§ **DESCRIPTION OF THE TASK**
Output the lines exactly, from the one where "Generate a Python" appears through the one where "W, H = 1155, 530" appears. Images are left out.

§ **EXERCISE DATA**
%%

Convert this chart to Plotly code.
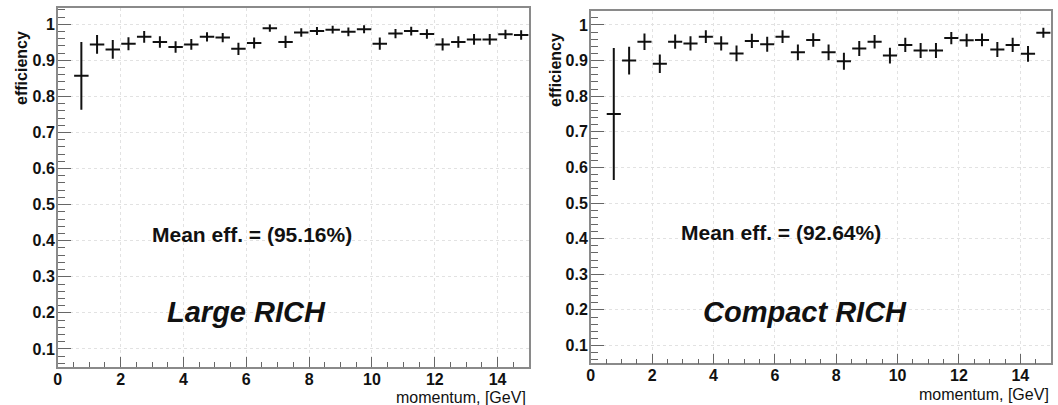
import plotly.graph_objects as go

# ---- data ----
momentum = [0.75 + 0.5 * i for i in range(29)]

large_eff = [0.857, 0.944, 0.930, 0.946, 0.965, 0.951, 0.937, 0.944, 0.965, 0.963,
             0.932, 0.948, 0.989, 0.951, 0.977, 0.981, 0.985, 0.979, 0.986, 0.946,
             0.974, 0.981, 0.973, 0.944, 0.951, 0.958, 0.958, 0.972, 0.970]
large_err = [0.094, 0.026, 0.026, 0.018, 0.016, 0.016, 0.016, 0.015, 0.013, 0.013,
             0.017, 0.015, 0.010, 0.017, 0.012, 0.011, 0.011, 0.012, 0.011, 0.017,
             0.013, 0.012, 0.013, 0.017, 0.016, 0.015, 0.015, 0.013, 0.013]

compact_eff = [0.750, 0.900, 0.953, 0.891, 0.953, 0.948, 0.967, 0.948, 0.920, 0.955,
               0.946, 0.967, 0.923, 0.958, 0.923, 0.898, 0.934, 0.953, 0.914, 0.944,
               0.928, 0.928, 0.963, 0.957, 0.958, 0.931, 0.944, 0.919, 0.978]
compact_err = [0.185, 0.039, 0.023, 0.026, 0.020, 0.020, 0.018, 0.020, 0.022, 0.020,
               0.021, 0.018, 0.022, 0.019, 0.022, 0.024, 0.021, 0.019, 0.022, 0.020,
               0.021, 0.021, 0.017, 0.018, 0.018, 0.021, 0.020, 0.022, 0.014]

bin_half = 0.23
mean_texts = ["Mean eff. = (95.16%)", "Mean eff. = (92.64%)"]
label_texts = ["Large RICH", "Compact RICH"]
x_title = "momentum, [GeV]"
y_title = "efficiency"

W, H = 1058, 405
FONT = "Liberation Sans, Arial, sans-serif"

fig = go.Figure()

panels = [
    dict(eff=large_eff, err=large_err, x=(54, 527), y=(8, 367), yr=[0.05, 1.045],
         xa="x", ya="y", mean_xy=(6.17, 0.418), lab_xy=(6.02, 0.203),
         ytitle_x=18, ytitle_y=68, xtitle_x=526, xtitle_y=397),
    dict(eff=compact_eff, err=compact_err, x=(589, 1051), y=(10.7, 363.3), yr=[0.05, 1.04],
         xa="x2", ya="y2", mean_xy=(6.2, 0.418), lab_xy=(6.98, 0.194),
         ytitle_x=553, ytitle_y=70, xtitle_x=1051, xtitle_y=394),
]

for i, p in enumerate(panels):
    fig.add_trace(go.Scatter(
        x=momentum, y=p["eff"], mode="markers",
        marker=dict(size=1, color="black"),
        error_x=dict(type="constant", value=bin_half, width=0, thickness=2, color="#111"),
        error_y=dict(type="data", array=p["err"], width=0, thickness=2, color="#111"),
        xaxis=p["xa"], yaxis=p["ya"], showlegend=False, hoverinfo="x+y"))

    sfx = "" if i == 0 else "2"
    xd = [p["x"][0] / W, p["x"][1] / W]
    yd = [(H - p["y"][1]) / H, (H - p["y"][0]) / H]
    axis_common = dict(
        showline=True, linecolor="#8a8a8a", linewidth=1.5, mirror=True,
        ticks="inside", tickcolor="#666", tickwidth=1,
        showgrid=True, gridcolor="#e2e2e2", griddash="dot", gridwidth=1,
        zeroline=False,
        tickfont=dict(family=FONT, size=16, color="#111", weight="bold"),
    )
    fig.layout["xaxis" + sfx] = dict(
        domain=xd, range=[0, 15], dtick=2, tick0=0, ticklen=10, ticklabelstandoff=-3,
        minor=dict(dtick=0.5, ticklen=5, ticks="inside", tickcolor="#666", showgrid=False),
        anchor="y" + sfx, **axis_common)
    fig.layout["yaxis" + sfx] = dict(
        domain=yd, range=p["yr"], dtick=0.1, tick0=0, ticklen=13, ticklabelstandoff=-2,
        minor=dict(dtick=0.02, ticklen=7, ticks="inside", tickcolor="#666", showgrid=False),
        anchor="x" + sfx, **axis_common)

    fig.add_annotation(x=p["mean_xy"][0], y=p["mean_xy"][1], xref=p["xa"], yref=p["ya"],
                       text=mean_texts[i], showarrow=False, xanchor="center", yanchor="middle",
                       font=dict(family=FONT, size=21, color="#111", weight="bold"))
    fig.add_annotation(x=p["lab_xy"][0], y=p["lab_xy"][1], xref=p["xa"], yref=p["ya"],
                       text="<b><i>" + label_texts[i] + "</i></b>", showarrow=False,
                       xanchor="center", yanchor="middle",
                       font=dict(family=FONT, size=29, color="#111"))
    fig.add_annotation(x=p["ytitle_x"] / W, y=(H - p["ytitle_y"]) / H, xref="paper", yref="paper",
                       text=y_title, textangle=-90, showarrow=False,
                       xanchor="center", yanchor="middle",
                       font=dict(family=FONT, size=16, color="#111", weight="bold"))
    fig.add_annotation(x=p["xtitle_x"] / W, y=(H - p["xtitle_y"]) / H, xref="paper", yref="paper",
                       text=x_title, showarrow=False, xanchor="right", yanchor="middle",
                       font=dict(family=FONT, size=16, color="#111"))

fig.update_layout(width=W, height=H, autosize=False,
                  margin=dict(l=0, r=0, t=0, b=0),
                  paper_bgcolor="white", plot_bgcolor="white")

fig.write_html("out.html",
               config={"displayModeBar": False},
               post_script="document.body.style.margin='0px';"
                           "document.body.style.overflow='hidden';"
                           "document.documentElement.style.overflow='hidden';")
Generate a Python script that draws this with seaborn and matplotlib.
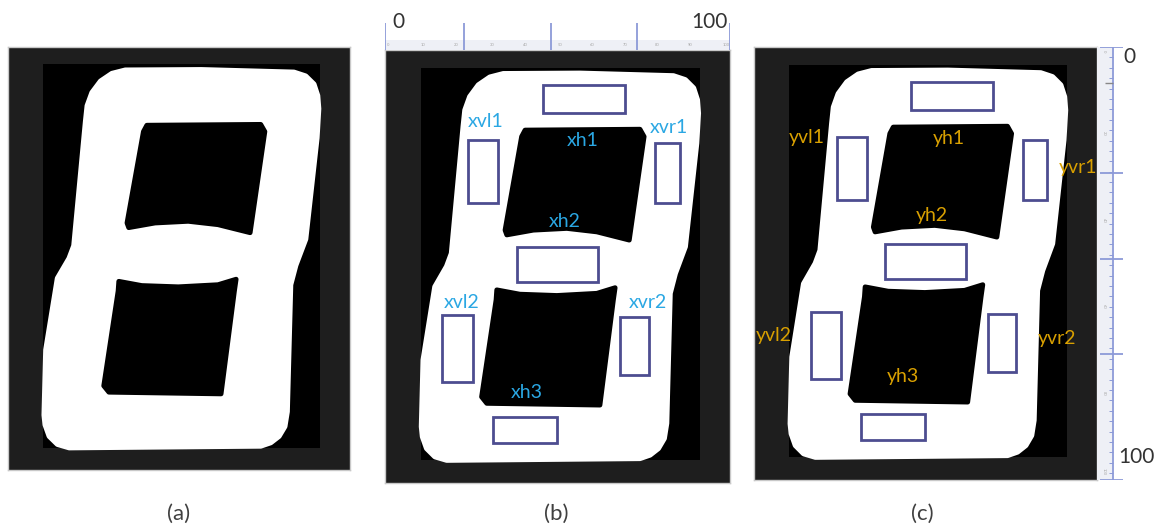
import matplotlib
matplotlib.use("Agg")
import matplotlib.pyplot as plt
from matplotlib.patches import Rectangle
import seaborn as sns

sns.set_theme(style="white")
plt.rcParams["font.family"] = ["Lato", "DejaVu Sans"]

W, H = 1155, 530

# Contorno del dígito "8" (unidades 0-100 dentro del marco)
outer_x = [22.7, 23.2, 24.6, 27.1, 30.4, 34.3, 56.5, 83.6, 87.0, 89.4, 90.5, 90.8,
           90.3, 87.0, 84.1, 82.6, 81.6, 80.9, 79.2, 76.8, 73.9, 17.9, 14.5, 12.1,
           10.9, 10.6, 11.1, 14.5, 17.9, 19.3]
outer_y = [17.7, 13.9, 10.8, 8.1, 6.3, 5.5, 5.4, 6.0, 6.9, 8.8, 11.5, 14.6,
           21.5, 45.4, 51.6, 56.2, 86.2, 89.7, 92.0, 93.5, 94.3, 94.7, 93.9, 92.0,
           89.3, 87.0, 71.6, 54.7, 50.0, 47.0]

hole1_x = [40.6, 73.9, 75.1, 70.8, 61.4, 52.7, 43.0, 35.3, 34.8, 39.6]
hole1_y = [18.5, 18.3, 20.0, 43.9, 42.0, 41.2, 41.6, 42.7, 41.6, 20.0]

hole2_x = [32.4, 39.1, 49.8, 61.4, 66.7, 66.2, 62.3, 29.5, 28.0, 32.2]
hole2_y = [55.4, 56.4, 56.7, 56.2, 54.9, 57.7, 82.0, 81.6, 80.1, 57.7]

inner_box = [10.3, 91.2, 4.1, 94.8]   # zona negra interior: x0, x1, y0, y1

# Rectángulos de muestreo (h1, vl1, vr1, h2, vl2, vr2, h3)
box_x0 = [45.8, 24.1, 78.3, 38.3, 16.5, 68.1, 31.3]
box_x1 = [69.6, 32.8, 85.5, 61.7, 25.5, 76.5, 49.9]
box_y0 = [8.1, 20.8, 21.5, 45.5, 61.2, 61.7, 84.8]
box_y1 = [14.5, 35.3, 35.3, 53.6, 76.7, 75.1, 90.8]

labels_b = ["xvl1", "xh1", "xvr1", "xh2", "xvl2", "xvr2", "xh3"]
labels_b_x = [29.3, 57.4, 82.3, 52.2, 22.3, 76.2, 41.2]
labels_b_y = [16.6, 20.8, 17.8, 39.7, 58.2, 58.2, 79.2]

labels_c = ["yvl1", "yh1", "yvr1", "yh2", "yvl2", "yvr2", "yh3"]
labels_c_x = [15.5, 56.9, 94.5, 51.9, 5.8, 88.3, 43.4]
labels_c_y = [20.8, 21.2, 27.9, 38.8, 66.7, 67.4, 76.2]

ruler_top_major = [0, 23, 48, 73, 100]
ruler_right_major = [0, 29, 49, 71, 100]
ruler_top_small = [1, 11, 20.6, 31, 40.6, 50.7, 60, 69.6, 78.8, 88.4, 99]
ruler_right_small = [1, 20, 40, 60, 80, 98]

captions = ["(a)", "(b)", "(c)"]
caption_x = [179, 556, 922]

# marcos de cada panel en píxeles: x0, y0, x1, y1
panels = [(8, 47, 350, 470), (385, 50, 730, 483), (754, 47, 1097, 480)]

BOX_COLOR = "#4d4d90"
BLUE_TXT = "#2aa7e3"
GOLD_TXT = "#d9a000"
RULER = "#8c9ad8"


def px_axes(fig, x0, y0, x1, y1):
    return fig.add_axes([x0 / W, 1 - y1 / H, (x1 - x0) / W, (y1 - y0) / H])


def draw_digit(ax):
    ax.set_xlim(0, 100)
    ax.set_ylim(100, 0)
    ax.set_facecolor("#1e1e1e")
    x0, x1, y0, y1 = inner_box
    ax.fill([x0, x1, x1, x0], [y0, y0, y1, y1], color="black", lw=0)
    ax.fill(outer_x, outer_y, facecolor="white", edgecolor="white", lw=4, joinstyle="round")
    ax.fill(hole1_x, hole1_y, facecolor="black", edgecolor="black", lw=3.5, joinstyle="round")
    ax.fill(hole2_x, hole2_y, facecolor="black", edgecolor="black", lw=3.5, joinstyle="round")
    ax.set_xticks([])
    ax.set_yticks([])
    for s in ax.spines.values():
        s.set_color("#c8c8c8")
        s.set_linewidth(1)


def draw_boxes(ax, labels, lx, ly, color):
    for a, b, c, d in zip(box_x0, box_x1, box_y0, box_y1):
        ax.add_patch(Rectangle((a, c), b - a, d - c, fill=False, edgecolor=BOX_COLOR, lw=2))
    for t, x, y in zip(labels, lx, ly):
        ax.text(x, y, t, color=color, fontsize=14, ha="center", va="center", clip_on=False)


fig = plt.figure(figsize=(W / 100, H / 100), dpi=100)
fig.patch.set_facecolor("white")

axes = [px_axes(fig, *p) for p in panels]
for ax in axes:
    draw_digit(ax)
draw_boxes(axes[1], labels_b, labels_b_x, labels_b_y, BLUE_TXT)
draw_boxes(axes[2], labels_c, labels_c_x, labels_c_y, GOLD_TXT)

# regla superior del panel (b)
rt = px_axes(fig, 385, 10, 730, 50)
rt.set_xlim(0, 100)
rt.set_ylim(40, 0)
rt.axis("off")
rt.axhspan(30, 39.5, color="#eef0f6", lw=0)
rt.vlines(ruler_top_major, 13, 39.5, color=RULER, lw=1.3)
for v in ruler_top_small:
    rt.text(v, 34.5, str(int(round(v / 10.0)) * 10) if v > 2 else "0", fontsize=3,
            color="#a8a8a8", ha="center", va="center")
rt.text(3.8, 12, "0", fontsize=15, color="#333333", ha="center", va="center")
rt.text(94, 12, "100", fontsize=15, color="#333333", ha="center", va="center")

# regla derecha del panel (c)
rr = px_axes(fig, 1097, 47, 1125, 480)
rr.set_xlim(0, 28)
rr.set_ylim(100, 0)
rr.axis("off")
rr.axvspan(0, 15, color="#eef0f6", lw=0)
rr.vlines(16, -0.5, 100, color=RULER, lw=1.3)
rr.hlines(ruler_right_major, 3, 26, color=RULER, lw=1.3)
minor = [i * 2.4 for i in range(1, 42)]
rr.hlines(minor, 12, 16, color=RULER, lw=0.7)
rr.hlines(8.3, 8, 16, color="#888888", lw=1)
for v in ruler_right_small:
    rr.text(7, v, str(int(round(v / 10.0)) * 10) if v > 2 else "0", fontsize=3,
            color="#a8a8a8", ha="center", va="center", rotation=-90)
fig.text(1129 / W, 1 - 57 / H, "0", fontsize=15, color="#333333", ha="center", va="center")
fig.text(1136 / W, 1 - 457 / H, "100", fontsize=15, color="#333333", ha="center", va="center")

for t, x in zip(captions, caption_x):
    fig.text(x / W, 1 - 514 / H, t, fontsize=16, color="#404040", ha="center", va="center")

fig.savefig("out.png", dpi=100)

%%

§ **FULL RESPONSE**
Generate a Python script that draws this with seaborn and matplotlib.
import matplotlib
matplotlib.use("Agg")
import matplotlib.pyplot as plt
from matplotlib.patches import Rectangle
import seaborn as sns

sns.set_theme(style="white")
plt.rcParams["font.family"] = ["Lato", "DejaVu Sans"]

W, H = 1155, 530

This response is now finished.